**Required task**
Reproduce every line of the listing as written, apart from the pictures.
+ + +
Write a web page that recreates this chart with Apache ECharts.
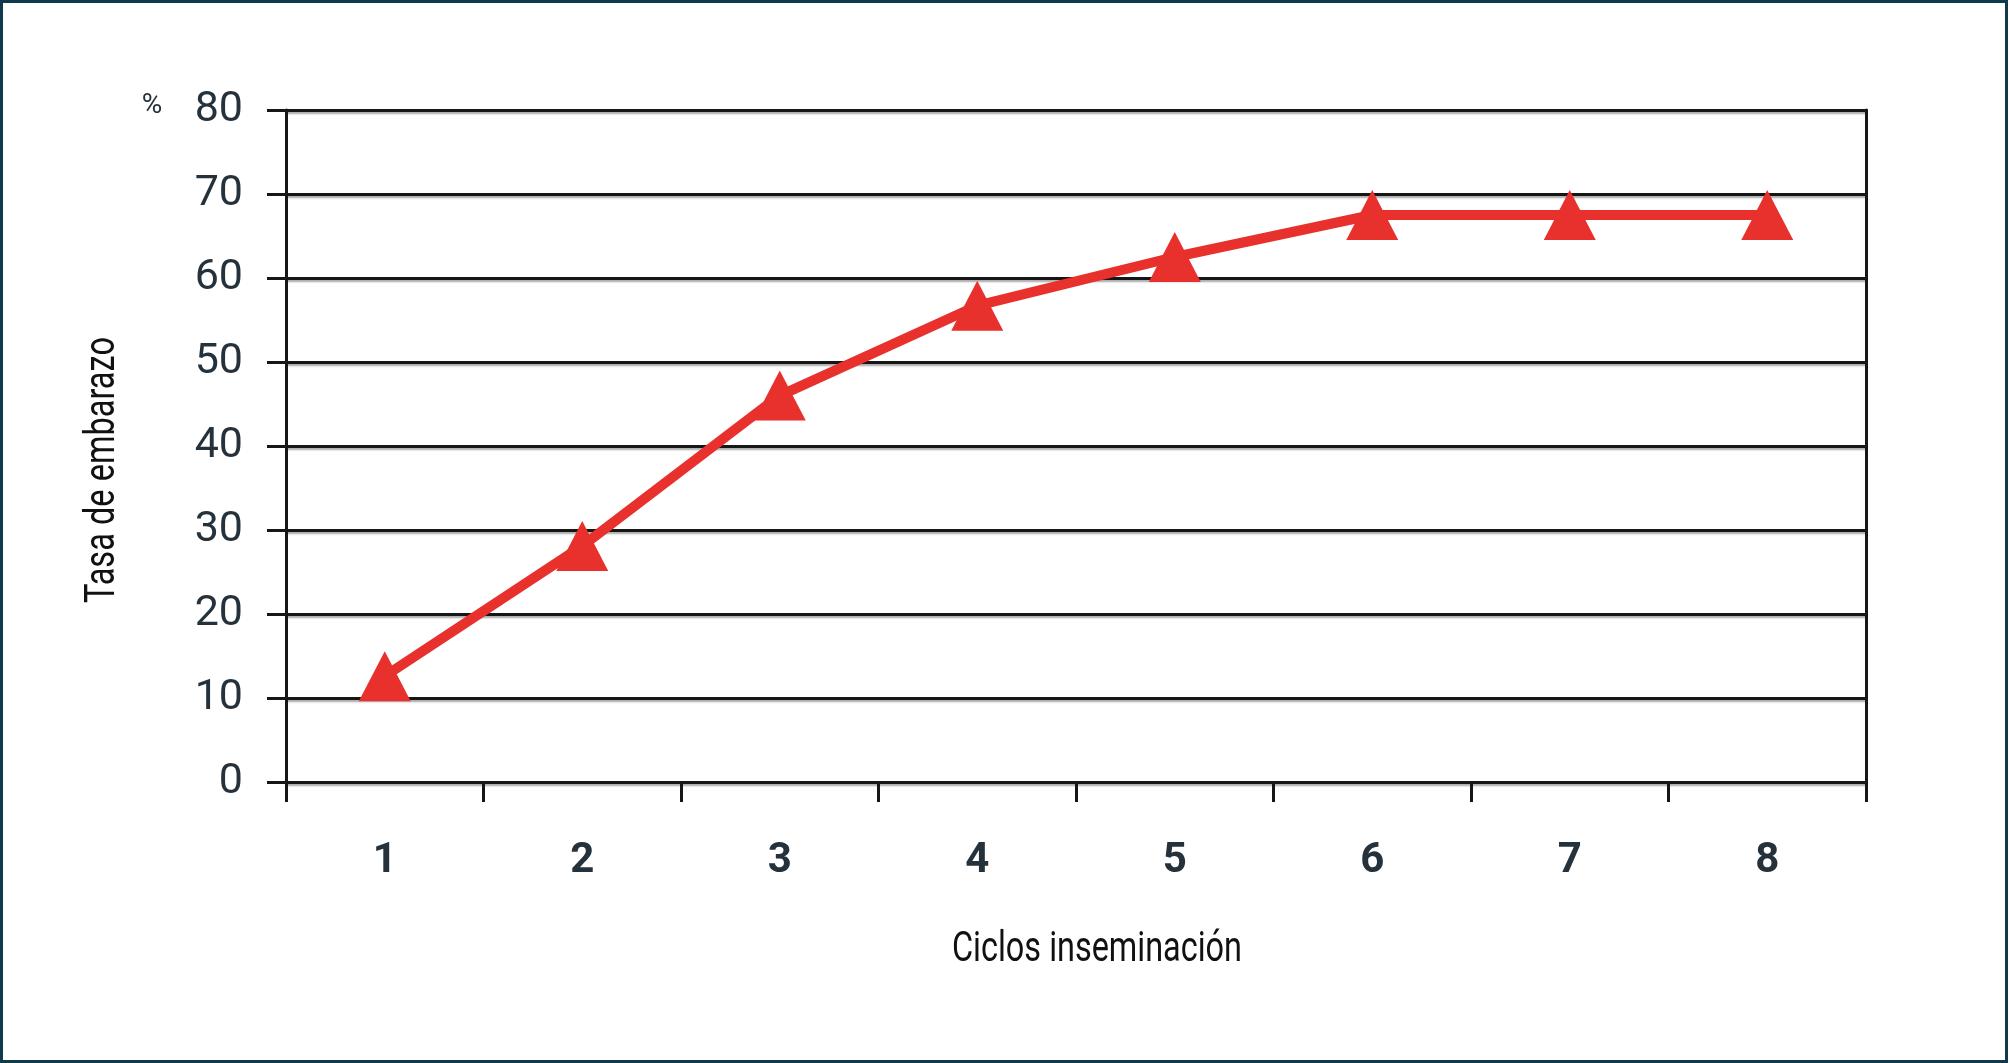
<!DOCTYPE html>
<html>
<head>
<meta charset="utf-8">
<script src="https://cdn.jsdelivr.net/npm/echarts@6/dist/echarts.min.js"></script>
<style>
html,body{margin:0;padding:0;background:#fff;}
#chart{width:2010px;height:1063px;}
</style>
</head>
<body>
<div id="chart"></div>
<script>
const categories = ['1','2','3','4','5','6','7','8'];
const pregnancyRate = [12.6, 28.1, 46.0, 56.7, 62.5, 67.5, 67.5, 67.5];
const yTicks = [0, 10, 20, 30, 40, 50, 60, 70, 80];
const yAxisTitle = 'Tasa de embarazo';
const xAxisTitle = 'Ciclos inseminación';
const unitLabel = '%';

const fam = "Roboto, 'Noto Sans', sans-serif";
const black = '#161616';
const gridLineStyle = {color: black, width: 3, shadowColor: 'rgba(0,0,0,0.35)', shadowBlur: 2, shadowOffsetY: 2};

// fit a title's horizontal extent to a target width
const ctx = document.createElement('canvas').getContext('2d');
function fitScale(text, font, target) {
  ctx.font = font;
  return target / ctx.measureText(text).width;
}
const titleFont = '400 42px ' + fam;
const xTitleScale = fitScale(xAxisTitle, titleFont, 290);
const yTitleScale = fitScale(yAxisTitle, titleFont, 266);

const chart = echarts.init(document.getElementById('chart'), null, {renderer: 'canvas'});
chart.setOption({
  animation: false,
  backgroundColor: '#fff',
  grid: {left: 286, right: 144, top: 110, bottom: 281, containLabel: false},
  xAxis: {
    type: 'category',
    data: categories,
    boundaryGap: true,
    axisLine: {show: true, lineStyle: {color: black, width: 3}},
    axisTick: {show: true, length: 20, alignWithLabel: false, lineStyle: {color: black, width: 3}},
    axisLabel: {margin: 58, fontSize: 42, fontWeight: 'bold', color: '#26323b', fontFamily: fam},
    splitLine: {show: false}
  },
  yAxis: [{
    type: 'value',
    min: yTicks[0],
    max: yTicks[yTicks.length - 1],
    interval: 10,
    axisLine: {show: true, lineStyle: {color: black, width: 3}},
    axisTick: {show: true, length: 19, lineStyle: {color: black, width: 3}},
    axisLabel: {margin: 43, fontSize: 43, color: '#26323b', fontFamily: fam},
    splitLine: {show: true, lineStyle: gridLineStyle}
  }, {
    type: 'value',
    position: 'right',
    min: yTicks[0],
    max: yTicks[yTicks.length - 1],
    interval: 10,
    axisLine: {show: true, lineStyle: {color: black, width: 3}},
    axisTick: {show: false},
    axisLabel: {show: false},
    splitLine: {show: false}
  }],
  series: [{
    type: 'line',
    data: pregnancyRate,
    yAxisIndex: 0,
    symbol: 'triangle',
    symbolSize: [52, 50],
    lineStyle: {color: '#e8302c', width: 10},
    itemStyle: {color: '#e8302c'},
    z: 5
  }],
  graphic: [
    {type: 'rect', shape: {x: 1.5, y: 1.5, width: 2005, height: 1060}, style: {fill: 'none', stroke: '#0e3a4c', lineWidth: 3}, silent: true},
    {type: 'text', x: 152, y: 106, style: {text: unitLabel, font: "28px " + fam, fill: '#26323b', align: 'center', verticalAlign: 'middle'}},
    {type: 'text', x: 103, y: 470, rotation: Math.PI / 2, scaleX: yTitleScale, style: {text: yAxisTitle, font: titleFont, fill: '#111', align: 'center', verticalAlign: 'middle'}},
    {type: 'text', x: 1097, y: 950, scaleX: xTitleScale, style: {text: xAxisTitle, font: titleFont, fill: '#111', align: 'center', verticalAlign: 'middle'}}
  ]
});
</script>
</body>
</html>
+ + +
**Solution**
Write a web page that recreates this chart with Apache ECharts.
<!DOCTYPE html>
<html>
<head>
<meta charset="utf-8">
<script src="https://cdn.jsdelivr.net/npm/echarts@6/dist/echarts.min.js"></script>
<style>
html,body{margin:0;padding:0;background:#fff;}
#chart{width:2010px;height:1063px;}
</style>
</head>
<body>
<div id="chart"></div>
<script>
const categories = ['1','2','3','4','5','6','7','8'];
const pregnancyRate = [12.6, 28.1, 46.0, 56.7, 62.5, 67.5, 67.5, 67.5];
const yTicks = [0, 10, 20, 30, 40, 50, 60, 70, 80];
const yAxisTitle = 'Tasa de embarazo';
const xAxisTitle = 'Ciclos inseminación';
const unitLabel = '%';

const fam = "Roboto, 'Noto Sans', sans-serif";
const black = '#161616';
const gridLineStyle = {color: black, width: 3, shadowColor: 'rgba(0,0,0,0.35)', shadowBlur: 2, shadowOffsetY: 2};

// fit a title's horizontal extent to a target width
const ctx = document.createElement('canvas').getContext('2d');
function fitScale(text, font, target) {
  ctx.font = font;
  return target / ctx.measureText(text).width;
}
const titleFont = '400 42px ' + fam;
const xTitleScale = fitScale(xAxisTitle, titleFont, 290);
const yTitleScale = fitScale(yAxisTitle, titleFont, 266);

const chart = echarts.init(document.getElementById('chart'), null, {renderer: 'canvas'});
chart.setOption({
  animation: false,
  backgroundColor: '#fff',
  grid: {left: 286, right: 144, top: 110, bottom: 281, containLabel: false},
  xAxis: {
    type: 'category',
    data: categories,
    boundaryGap: true,
    axisLine: {show: true, lineStyle: {color: black, width: 3}},
    axisTick: {show: true, length: 20, alignWithLabel: false, lineStyle: {color: black, width: 3}},
    axisLabel: {margin: 58, fontSize: 42, fontWeight: 'bold', color: '#26323b', fontFamily: fam},
    splitLine: {show: false}
  },
  yAxis: [{
    type: 'value',
    min: yTicks[0],
    max: yTicks[yTicks.length - 1],
    interval: 10,
    axisLine: {show: true, lineStyle: {color: black, width: 3}},
    axisTick: {show: true, length: 19, lineStyle: {color: black, width: 3}},
    axisLabel: {margin: 43, fontSize: 43, color: '#26323b', fontFamily: fam},
    splitLine: {show: true, lineStyle: gridLineStyle}
  }, {
    type: 'value',
    position: 'right',
    min: yTicks[0],
    max: yTicks[yTicks.length - 1],
    interval: 10,
    axisLine: {show: true, lineStyle: {color: black, width: 3}},
    axisTick: {show: false},
    axisLabel: {show: false},
    splitLine: {show: false}
  }],
  series: [{
    type: 'line',
    data: pregnancyRate,
    yAxisIndex: 0,
    symbol: 'triangle',
    symbolSize: [52, 50],
    lineStyle: {color: '#e8302c', width: 10},
    itemStyle: {color: '#e8302c'},
    z: 5
  }],
  graphic: [
    {type: 'rect', shape: {x: 1.5, y: 1.5, width: 2005, height: 1060}, style: {fill: 'none', stroke: '#0e3a4c', lineWidth: 3}, silent: true},
    {type: 'text', x: 152, y: 106, style: {text: unitLabel, font: "28px " + fam, fill: '#26323b', align: 'center', verticalAlign: 'middle'}},
    {type: 'text', x: 103, y: 470, rotation: Math.PI / 2, scaleX: yTitleScale, style: {text: yAxisTitle, font: titleFont, fill: '#111', align: 'center', verticalAlign: 'middle'}},
    {type: 'text', x: 1097, y: 950, scaleX: xTitleScale, style: {text: xAxisTitle, font: titleFont, fill: '#111', align: 'center', verticalAlign: 'middle'}}
  ]
});
</script>
</body>
</html>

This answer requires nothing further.